The Fanciulli is to the Manhattan what the Toronto is to the Old Fashioned: a cocktail where fernet replaced the bitters that are normally used to season it. First published in Albert Stevens Crockett’s Old Waldorf Bar Days (1931), ‘fanciulli’ was said by Crockett to be an Italian slang, meaning “the boys.” Others suggest that the cocktail is older than that and was actually named after Francesco Fanciulli, an Italian musician who served as director of the US Marine Band in 1892-1897.
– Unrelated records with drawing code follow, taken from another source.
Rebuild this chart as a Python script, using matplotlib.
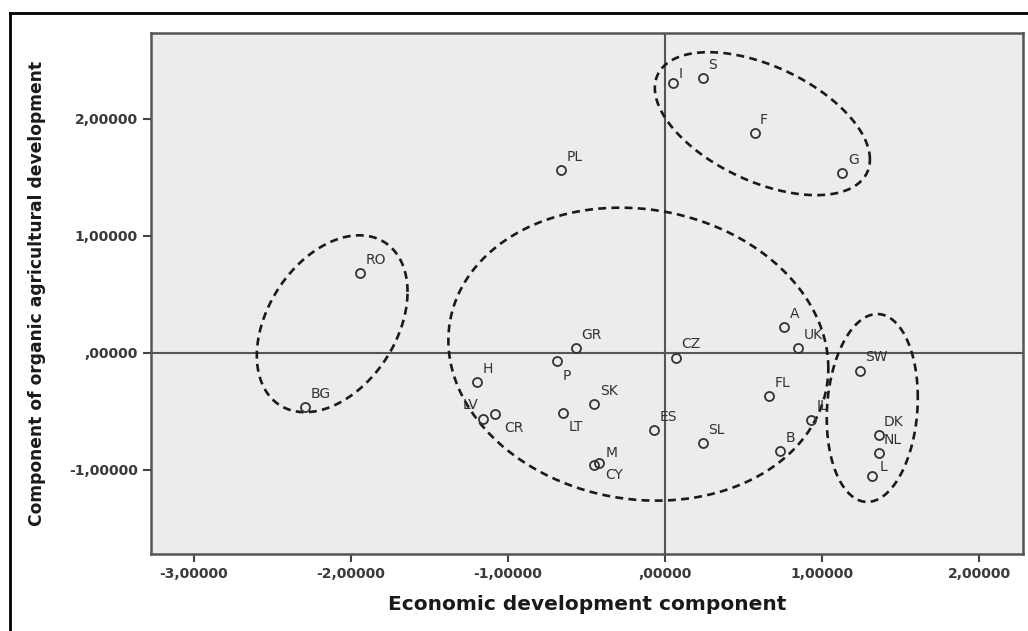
#Scatter of EU countries on two principal components with dashed cluster ellipses
import numpy as np
import matplotlib
matplotlib.use("Agg")
import matplotlib.pyplot as plt
from matplotlib.lines import Line2D

countries = ["RO", "PL", "I", "S", "F", "G", "A", "UK", "SW", "FL", "IL", "B", "DK", "NL",
             "L", "SL", "ES", "CZ", "GR", "P", "SK", "LT", "M", "CY", "H", "LV", "CR", "BG"]
economic = [-1.94, -0.66, 0.05, 0.24, 0.57, 1.13, 0.76, 0.85, 1.24, 0.66, 0.93, 0.73, 1.36, 1.36,
            1.32, 0.24, -0.07, 0.07, -0.57, -0.69, -0.45, -0.65, -0.42, -0.45, -1.20, -1.16, -1.08, -2.29]
organic = [0.68, 1.56, 2.31, 2.35, 1.88, 1.54, 0.22, 0.04, -0.15, -0.37, -0.57, -0.84, -0.70, -0.855,
           -1.05, -0.77, -0.66, -0.04, 0.04, -0.07, -0.44, -0.51, -0.94, -0.96, -0.25, -0.56, -0.52, -0.46]

xticks = [-3, -2, -1, 0, 1, 2]
yticks = [-1, 0, 1, 2]

# cluster ellipses: centre, half width, half height, tilt correlation (data units)
ell_cx = [-2.12, 0.62, -0.17, 1.32]
ell_cy = [0.25, 1.96, -0.01, -0.47]
ell_hx = [0.48, 0.685, 1.21, 0.29]
ell_hy = [0.756, 0.611, 1.252, 0.803]
ell_rho = [0.36, -0.50, -0.095, 0.11]

# label offsets in points (default up-right)
default_off = (4, 9.5)
label_off = {"P": (4, -11), "LT": (4, -10), "CY": (8, -7), "CR": (6, -10),
             "LV": (-3, 9.5), "L": (5, 6.5), "I": (4, 6), "M": (5, 7)}


def fmt(v):
    s = "%.5f" % v
    s = s.replace(".", ",")
    if s.startswith("0,"):
        s = s[1:]
    return s


fig = plt.figure(figsize=(10.28, 6.31), dpi=100)
ax = fig.add_axes([151 / 1028, 1 - 554 / 631, (1023 - 151) / 1028, (554 - 33) / 631])
ax.set_facecolor("#ececec")
ax.set_xlim(-3.274, 2.28)
ax.set_ylim(-1.718, 2.735)

ax.axhline(0, color="#555555", lw=1.5, zorder=1)
ax.axvline(0, color="#555555", lw=1.5, zorder=1)

t = np.linspace(0, 2 * np.pi, 400)
for cx, cy, hx, hy, rho in zip(ell_cx, ell_cy, ell_hx, ell_hy, ell_rho):
    ex = cx + hx * np.cos(t)
    ey = cy + hy * (rho * np.cos(t) + np.sqrt(1 - rho ** 2) * np.sin(t))
    ax.plot(ex, ey, color="#1a1a1a", lw=1.9, linestyle=(0, (3.0, 2.0)), zorder=2)

ax.plot(economic, organic, linestyle="none", marker="o", markersize=6.5,
        markerfacecolor="none", markeredgecolor="#333333", markeredgewidth=1.3, zorder=3)

for name, xv, yv in zip(countries, economic, organic):
    off = label_off.get(name, default_off)
    ax.annotate(name, (xv, yv), xytext=off, textcoords="offset points",
                ha="right" if off[0] < 0 else "left", va="center",
                fontsize=10, color="#333333", zorder=4)

ax.set_xticks(xticks)
ax.set_xticklabels([fmt(v) for v in xticks])
ax.set_yticks(yticks)
ax.set_yticklabels([fmt(v) for v in yticks])
ax.tick_params(length=6, width=1.5, color="#444444", labelsize=10, labelcolor="#3a3a3a")
for lab in ax.get_xticklabels() + ax.get_yticklabels():
    lab.set_fontweight("bold")
for side in ["top", "right", "bottom", "left"]:
    ax.spines[side].set_color("#555555")
    ax.spines[side].set_linewidth(1.8)

fig.text(587 / 1028, 1 - 605 / 631, "Economic development component", ha="center", va="center",
         fontsize=14.5, fontweight="bold", color="#1a1a1a")
fig.text(37 / 1028, 1 - 293 / 631, "Component of organic agricultural development", ha="center",
         va="center", rotation=90, fontsize=12.3, fontweight="bold", color="#1a1a1a")

# outer frame (top and left edges visible)
fig.add_artist(Line2D([10 / 1028, 1], [1 - 13 / 631, 1 - 13 / 631], color="black", lw=2,
                      transform=fig.transFigure))
fig.add_artist(Line2D([10 / 1028, 10 / 1028], [0, 1 - 13 / 631], color="black", lw=2,
                      transform=fig.transFigure))

fig.savefig("out.png", dpi=100)
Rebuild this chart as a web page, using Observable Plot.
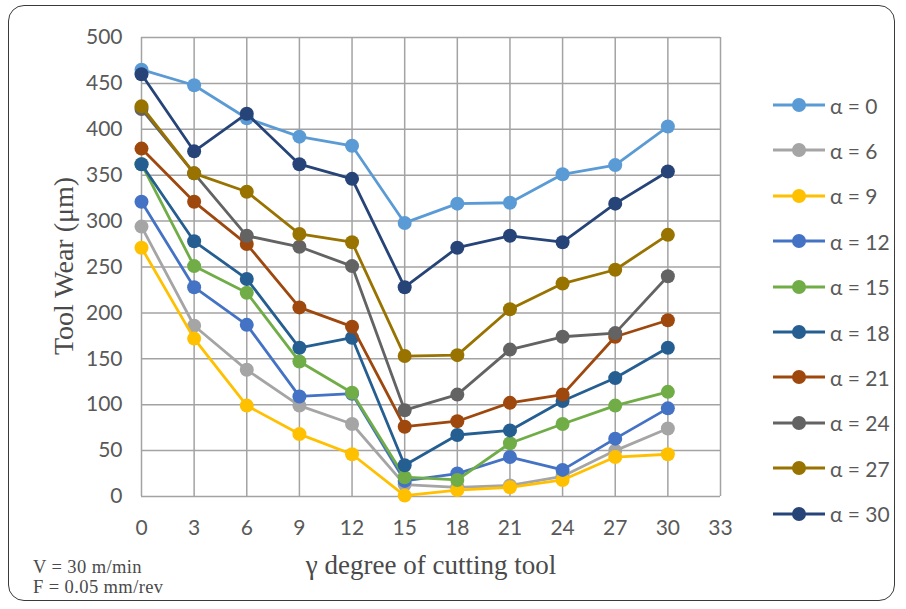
<!DOCTYPE html>
<html>
<head>
<meta charset="utf-8">
<script src="https://cdn.jsdelivr.net/npm/d3@7"></script>
<script src="https://cdn.jsdelivr.net/npm/@observablehq/plot@0.6"></script>
<style>
  html, body { margin: 0; padding: 0; background: #fff; }
  #wrap { position: relative; width: 906px; height: 609px; overflow: hidden; background: #fff; }
  #frame { position: absolute; left: 8px; top: 5px; width: 887px; height: 596px; border: 1.6px solid #3a3a3a; border-radius: 16px; box-sizing: border-box; }
  #chart { position: absolute; left: 0; top: 0; }
  .ttl { position: absolute; font-family: "Liberation Serif", "DejaVu Serif", serif; color: #4a4a4a; white-space: nowrap; }
  .note { position: absolute; left: 33px; font-family: "Liberation Serif", "DejaVu Serif", serif; color: #4a4a4a; white-space: nowrap; font-size: 18.5px; line-height: 19px; letter-spacing: 0.4px; }
  #legend { position: absolute; left: 772px; top: 0; font-family: Lato, "Open Sans", sans-serif; font-size: 21px; color: #595959; }
  .li { position: absolute; left: 0; height: 24px; display: flex; align-items: center; white-space: nowrap; }
  .li svg { display: block; }
  .li span { margin-left: 4px; }
</style>
</head>
<body>
<div id="wrap">
  <div id="chart"></div>
  <div id="frame"></div>
  <div class="ttl" id="ylab" style="left:64px; top:266px; font-size:28px; transform: translate(-50%,-50%) rotate(-90deg);">Tool Wear (μm)</div>
  <div class="ttl" id="xlab" style="left:431px; top:565px; font-size:27px; transform: translate(-50%,-50%);">γ degree of cutting tool</div>
  <div class="note" style="top:558px;">V = 30 m/min</div>
  <div class="note" style="top:578px;">F = 0.05 mm/rev</div>
  <div id="legend"></div>
</div>
<script>
// ---- data ----
const gamma = [0, 3, 6, 9, 12, 15, 18, 21, 24, 27, 30];
const xTicks = [0, 3, 6, 9, 12, 15, 18, 21, 24, 27, 30, 33];
const yTicks = [0, 50, 100, 150, 200, 250, 300, 350, 400, 450, 500];
const seriesLabels = ["α = 0", "α = 6", "α = 9", "α = 12", "α = 15", "α = 18", "α = 21", "α = 24", "α = 27", "α = 30"];
const seriesColors = ["#5B9BD5", "#A5A5A5", "#FFC000", "#4472C4", "#70AD47", "#255E91", "#9E480E", "#636363", "#997300", "#264478"];

const wearA0  = [465, 448, 412, 392, 382, 298, 319, 320, 351, 361, 403];
const wearA6  = [294, 186, 138, 99, 79, 13, 10, 12, 22, 50, 74];
const wearA9  = [271, 172, 99, 68, 46, 1, 7, 10, 18, 43, 46];
const wearA12 = [321, 228, 187, 109, 112, 17, 25, 43, 29, 63, 96];
const wearA15 = [362, 251, 222, 147, 113, 21, 18, 58, 79, 99, 114];
const wearA18 = [362, 278, 237, 162, 173, 34, 67, 72, 104, 129, 162];
const wearA21 = [379, 321, 275, 206, 185, 76, 82, 102, 111, 174, 192];
const wearA24 = [422, 352, 284, 272, 251, 94, 111, 160, 174, 178, 240];
const wearA27 = [425, 352, 332, 286, 277, 153, 154, 204, 232, 247, 285];
const wearA30 = [460, 376, 417, 362, 346, 228, 271, 284, 277, 319, 354];

const seriesValues = [wearA0, wearA6, wearA9, wearA12, wearA15, wearA18, wearA21, wearA24, wearA27, wearA30];

const rows = [];
seriesValues.forEach((vals, i) => {
  vals.forEach((v, j) => rows.push({series: seriesLabels[i], gamma: gamma[j], wear: v}));
});

const marks = [
  Plot.gridX(xTicks, {stroke: "#a3a3a3", strokeOpacity: 1, strokeWidth: 1.5}),
  Plot.gridY(yTicks, {stroke: "#a3a3a3", strokeOpacity: 1, strokeWidth: 1.5}),
  Plot.axisX(xTicks, {tickSize: 0, tickPadding: 24, fontSize: 21, fill: "#595959", label: null}),
  Plot.axisY(yTicks, {tickSize: 0, tickPadding: 19, fontSize: 21, fill: "#595959", label: null})
];
seriesLabels.forEach((s, i) => {
  const d = rows.filter(r => r.series === s);
  marks.push(Plot.line(d, {x: "gamma", y: "wear", stroke: "series", strokeWidth: 2.8}));
  marks.push(Plot.dot(d, {x: "gamma", y: "wear", fill: "series", r: 7}));
});

const chart = Plot.plot({
  width: 906,
  height: 609,
  marginLeft: 141,
  marginRight: 186,
  marginTop: 37,
  marginBottom: 113,
  style: {fontFamily: "Lato, 'Open Sans', sans-serif", background: "transparent"},
  x: {domain: [0, 33]},
  y: {domain: [0, 500]},
  color: {domain: seriesLabels, range: seriesColors},
  marks
});
document.getElementById("chart").appendChild(chart);

// ---- legend ----
const legend = d3.select("#legend");
seriesLabels.forEach((s, i) => {
  const item = legend.append("div").attr("class", "li").style("top", (93 + i * 45.4) + "px");
  const svg = item.append("svg").attr("width", 54).attr("height", 20);
  svg.append("line").attr("x1", 1).attr("x2", 53).attr("y1", 10).attr("y2", 10)
     .attr("stroke", seriesColors[i]).attr("stroke-width", 2.8);
  svg.append("circle").attr("cx", 27).attr("cy", 10).attr("r", 7).attr("fill", seriesColors[i]);
  item.append("span").text(s);
});
</script>
</body>
</html>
Fanciulli, who previously led to much acclaim New York’s Mozart Musical Union, had the difficult task to succeed the very popular John Philip Sousa as the US Marine Band leader. Sousa left in 1892 after 12 years of service to organize his own band, the Sousa Band. Fanciulli constantly faced an uphill battle in trying to break from the shadow of Sousa, and one of his first tasks as band leader was to face Sousa himself as both bands competed for the Presidential inauguration of 1893. Known to be argumentative on occasion, Fanciulli’s tribulations culminated a few months later during the Memorial Day Parade: Lieut. Draper, commander of the Marine contingent, requested he plays more of Sousa’s music, Fanciulli refused and was put under arrest. He nevertheless finished his 5 year contract, but was not accepted for re-enlistment for it was felt “that Marine Corps discipline might suffer were he to be reappointed”.
In reality Fanciulli got somewhat of a raw deal. He had big shoes to fill, and he had played Sousa’s music in addition to his own at the event in question. That being said, we like to think Fanciulli’s bitter legacy lives on in the Fanciulli Cocktail.